What was the first thing you did the last time you hit your funny bone, stubbed your toe or got a charley horse? You likely began rubbing the area immediately without thinking. It is a natural response to rub where there is pain, just as it is natural for parents to rub their child when they hurt themselves and when mothers rub and rock their babies when they cry.

This natural reaction is a healing art that has been documented as far back to 1800 BC in Chinese medical texts. Rubbing was considered a necessity by Hippocrates (460 to 380 BC), known as the “father of medicine.” His memoirs state, “The physician must be experienced in many things but assuredly also in rubbing. … For rubbing can bind a joint that is too loose and loosen a joint that is too rigid. … Rubbing can bind and loosen; can make flesh (referring to the ability to tone muscle tissue) and cause parts to waste (soften and relax).”

Massage therapy — which comes from the Arabic root “mass’h,” meaning to touch, knead or squeeze — has taken that very basic principle and evolved it into a science and viable form of medical treatment.
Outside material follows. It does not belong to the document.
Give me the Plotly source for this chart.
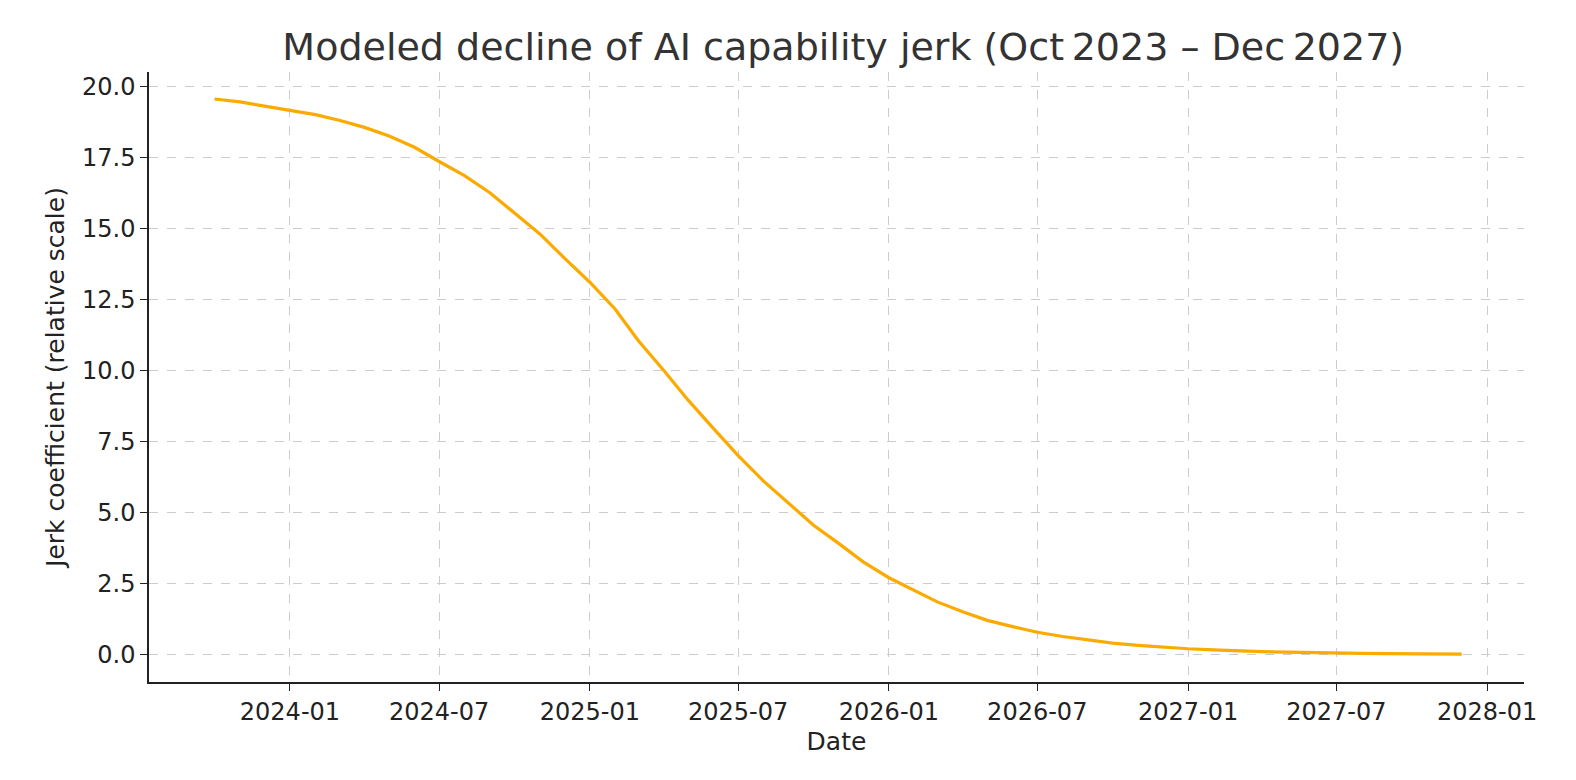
import plotly.graph_objects as go
import pandas as pd

dates = pd.date_range("2023-10-01", "2027-12-01", freq="MS")
jerk = [19.55,19.45,19.3,19.15,19.0,18.8,18.55,18.25,17.85,17.35,16.85,16.25,15.55,14.8,13.95,
        13.1,12.15,11.05,10.0,8.95,7.95,7.0,6.1,5.3,4.55,3.9,3.25,2.7,2.25,1.85,1.5,1.2,0.98,
        0.78,0.63,0.5,0.4,0.32,0.25,0.2,0.16,0.12,0.1,0.08,0.06,0.05,0.04,0.03,0.02,0.015,0.01]
xticks = ["2024-01-01","2024-07-01","2025-01-01","2025-07-01","2026-01-01","2026-07-01","2027-01-01","2027-07-01","2028-01-01"]
xticklabels = ["2024-01","2024-07","2025-01","2025-07","2026-01","2026-07","2027-01","2027-07","2028-01"]
yticks = [0,2.5,5,7.5,10,12.5,15,17.5,20]

fig = go.Figure(go.Scatter(x=dates, y=jerk, mode="lines", line=dict(color="#FBAA00", width=3.2)))
font = "DejaVu Sans"
axis_common = dict(showline=True, linecolor="#222", linewidth=1.5, ticks="outside", ticklen=7,
                   tickcolor="#222", showgrid=True, gridcolor="#cccccc", griddash="dash",
                   gridwidth=1, zeroline=False, automargin=False, tickfont=dict(size=24, color="#222"))
fig.update_layout(
    width=1576, height=780, plot_bgcolor="white", paper_bgcolor="white",
    margin=dict(l=141, r=60, t=64, b=106),
    font=dict(family=font, color="#222"),
    title=dict(text="Modeled decline of AI capability jerk (Oct\u20092023 \u2013 Dec\u20092027)",
               x=0.53, xanchor="center", y=0.95, yanchor="middle", font=dict(size=38, color="#333")),
    showlegend=False,
)
fig.update_xaxes(**axis_common, range=["2023-07-13", "2028-02-15"], tickvals=xticks, ticktext=xticklabels,
                 title=dict(text="Date", font=dict(size=25), standoff=8))
fig.update_yaxes(**axis_common, range=[-0.97, 20.5], tickvals=yticks, tickformat=".1f",
                 title=dict(text="Jerk coefficient (relative scale)", font=dict(size=25), standoff=10))
fig.write_html("out.html")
However, many regard it as an extravagant luxury, and they couldn’t be farther from the truth.

During massage, the manual assistance of the therapist encourages blood flow, sending fresh oxygen and nutrients to the body while promoting the removal of waste products and toxins. Also, your body’s relaxed state during and after the massage lowers your heart rate.

Heather Miller, a licensed massage therapist at Mind Your Body, considers massage as preventative maintenance for your body. Massage helps to improve athletic performance via an increase in your range of motion and improved flexibility. You will also experience shorter recovery time after exercise, be less prone to injury and will heal more quickly should you be injured.

The emotional advantages of massage include reducing stress, tension and anxiety, often leading to improved concentration.

Miller said, “It’s crucial for us to take care of our bodies to stay happy and healthy and what better way to do that than through massage therapy.”

Larissa King, also a licensed massage therapist at Mind Your Body, agrees.

“From elevated stress levels to old sports injuries, massage promotes the natural healing process within the body,” she said. “This therapeutic tool can benefit people at any age and can encourage optimal health.”

Regular massage therapy is much more than a mere luxury; it is a natural healing process that should be considered an investment — an investment in your health.